Self-awareness in teams matters. But on its own, it is rarely enough.
- 2 days ago
- 2 min read
Many workplace profiling tools focus almost entirely on self-perception within teams. You answer a series of questions, receive a profile, recognise parts of yourself in the description, and move on. This is not enough.

There is an important gap in the usual self-assessment process for behaviour within workplace teams.
How we see ourselves at work is often very different from how others actually experience us in a team environment. Most people have strengths they underestimate, behaviours they overestimate, and blind spots they simply cannot see alone.
That is why the Belbin approach places such importance on Observer Assessments.
Rather than focusing on personality labels or abstract traits, Belbin asks colleagues to provide feedback on how someone actually behaves within the team. What contributions do they consistently make? Where do they add value? What behaviours create momentum, trust, friction, or risk?
This additional perspective transforms self-awareness from something theoretical into something genuinely actionable.
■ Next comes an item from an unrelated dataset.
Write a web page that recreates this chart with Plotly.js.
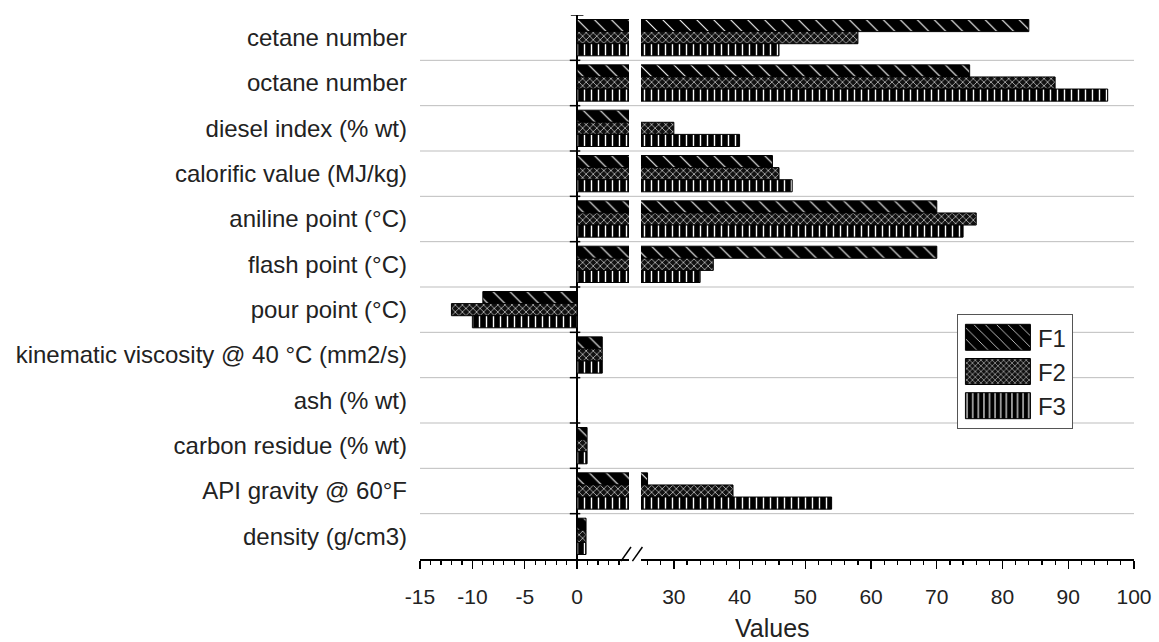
<!DOCTYPE html>
<html>
<head>
<meta charset="utf-8">
<script src="https://cdn.plot.ly/plotly-3.0.1.min.js"></script>
<style>
  html, body { margin: 0; padding: 0; background: #fff; }
  #chart { width: 1159px; height: 642px; }
</style>
</head>
<body>
<div id="chart"></div>
<script>
// ---- data ----
const categories = [
  'cetane number',
  'octane number',
  'diesel index (% wt)',
  'calorific value (MJ/kg)',
  'aniline point (°C)',
  'flash point (°C)',
  'pour point (°C)',
  'kinematic viscosity @ 40 °C (mm2/s)',
  'ash (% wt)',
  'carbon residue (% wt)',
  'API gravity @ 60°F',
  'density (g/cm3)'
];
const seriesNames = ['F1', 'F2', 'F3'];
const f1 = [84, 75, 20, 45, 70, 70, -9, 2.4, 0.02, 0.95, 26, 0.85];
const f2 = [58, 88, 30, 46, 76, 36, -12, 2.4, 0.02, 0.95, 39, 0.85];
const f3 = [46, 96, 40, 48, 74, 34, -10, 2.4, 0.02, 0.95, 54, 0.85];
const leftTicks = [-15, -10, -5, 0];
const leftTickLabels = ['-15', '-10', '-5', '0'];
const rightTicks = [30, 40, 50, 60, 70, 80, 90, 100];
const rightTickLabels = ['30', '40', '50', '60', '70', '80', '90', '100'];

// ---- styles ----
const FONT = 'Liberation Sans, Arial, sans-serif';
const patterns = [
  {shape: '\\', bgcolor: '#000', fgcolor: '#fff', size: 12, solidity: 0.09, fillmode: 'replace'},
  {shape: 'x', bgcolor: '#111', fgcolor: '#ddd', size: 5, solidity: 0.25, fillmode: 'replace'},
  {shape: '|', bgcolor: '#000', fgcolor: '#fff', size: 7, solidity: 0.2, fillmode: 'replace'}
];
const values = [f1, f2, f3];

const data = [];
values.forEach((vals, i) => {
  ['x', 'x2'].forEach((xa, k) => {
    data.push({
      type: 'bar',
      orientation: 'h',
      name: seriesNames[i],
      legendgroup: seriesNames[i],
      showlegend: k === 0,
      x: vals,
      y: categories,
      xaxis: xa,
      yaxis: 'y',
      marker: {
        color: '#000',
        pattern: patterns[i],
        line: {color: '#000', width: 1}
      },
      hoverinfo: 'skip'
    });
  });
});

// gridlines between categories and small ticks on the zero line
const shapes = [];
for (let i = 0; i < categories.length - 1; i++) {
  shapes.push({type: 'line', xref: 'paper', x0: 0, x1: 1, yref: 'y', y0: i + 0.5, y1: i + 0.5,
    line: {color: '#bdbdbd', width: 1}, layer: 'below'});
  shapes.push({type: 'line', xref: 'x', x0: -0.7, x1: 0.3, yref: 'y', y0: i + 0.5, y1: i + 0.5,
    line: {color: '#000', width: 1.5}, layer: 'above'});
}
shapes.push({type: 'line', xref: 'x', x0: -0.6, x1: 0.6, yref: 'y', y0: -0.5, y1: -0.5,
  line: {color: '#000', width: 1.5}, layer: 'above'});
// axis break marks "//"
shapes.push({type: 'line', xref: 'paper', yref: 'paper', x0: 0.2815, y0: -0.004, x1: 0.2955, y1: 0.022,
  line: {color: '#000', width: 1.5}});
shapes.push({type: 'line', xref: 'paper', yref: 'paper', x0: 0.2975, y0: -0.004, x1: 0.3115, y1: 0.022,
  line: {color: '#000', width: 1.5}});

const xBase = {
  showline: true, linecolor: '#000', linewidth: 1.5,
  ticks: 'outside', ticklen: 8, tickwidth: 1.3, tickcolor: '#000',
  showgrid: false, zeroline: false,
  tickfont: {family: FONT, size: 21, color: '#222'},
  ticklabelstandoff: 10,
  anchor: 'y',
  fixedrange: true
};

const layout = {
  width: 1159, height: 642,
  paper_bgcolor: '#fff', plot_bgcolor: 'rgba(0,0,0,0)',
  margin: {l: 420, r: 25, t: 15, b: 83},
  barmode: 'group', bargap: 0.2, bargroupgap: 0,
  font: {family: FONT, color: '#222'},
  xaxis: Object.assign({}, xBase, {
    domain: [0, 0.2927], range: [-15, 4.95],
    tickmode: 'array', tickvals: leftTicks, ticktext: leftTickLabels,
    minor: {ticks: 'outside', dtick: 1, tick0: 0, ticklen: 4, tickcolor: '#000', tickwidth: 1.2, showgrid: false},
    zeroline: true, zerolinecolor: '#000', zerolinewidth: 1.5
  }),
  xaxis2: Object.assign({}, xBase, {
    domain: [0.3095, 1], range: [25, 100],
    tickmode: 'array', tickvals: rightTicks, ticktext: rightTickLabels,
    minor: {ticks: 'outside', dtick: 2, tick0: 0, ticklen: 4, tickcolor: '#000', tickwidth: 1.2, showgrid: false}
  }),
  yaxis: {
    type: 'category', categoryorder: 'array', categoryarray: categories,
    range: [categories.length - 0.5, -0.5],
    showgrid: false, showline: false, zeroline: false,
    ticks: '', ticklabelstandoff: 12,
    tickfont: {family: FONT, size: 24, color: '#222'},
    fixedrange: true
  },
  shapes: shapes,
  annotations: [{
    text: 'Values', xref: 'paper', yref: 'paper', x: 0.494, y: -0.127,
    xanchor: 'center', yanchor: 'middle', showarrow: false,
    font: {family: FONT, size: 25, color: '#222'}
  }],
  showlegend: true,
  legend: {
    x: 0.752, y: 0.45, xanchor: 'left', yanchor: 'top',
    bgcolor: '#fff', bordercolor: '#555', borderwidth: 1,
    font: {family: FONT, size: 24, color: '#222'},
    itemwidth: 70, traceorder: 'normal'
  }
};

Plotly.newPlot('chart', data, layout, {staticPlot: true, displayModeBar: false}).then(gd => {
  gd.querySelectorAll('.legend .legendpoints path').forEach(p => {
    p.setAttribute('d', 'M32.5,13H-32.5V-13H32.5Z');
  });
});
</script>
</body>
</html>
Observer input can highlight strengths individuals may dismiss as “just normal” for them, while also identifying behavioural patterns that may unintentionally impact others. For leaders and managers, it creates a far more practical foundation for coaching, delegation, communication, and team development.
Importantly, this process is not about criticism. It is about clarity.
The most effective teams are rarely made up of people who are perfectly balanced individuals. Instead, they are often made up of people who better understand themselves, understand how others experience them, and actively work with complementary strengths around them.
Self-awareness is the starting point.
Observer feedback is where the real development begins.
So, how often do leaders in your organisation receive genuinely useful Observer feedback from the people they work with every day?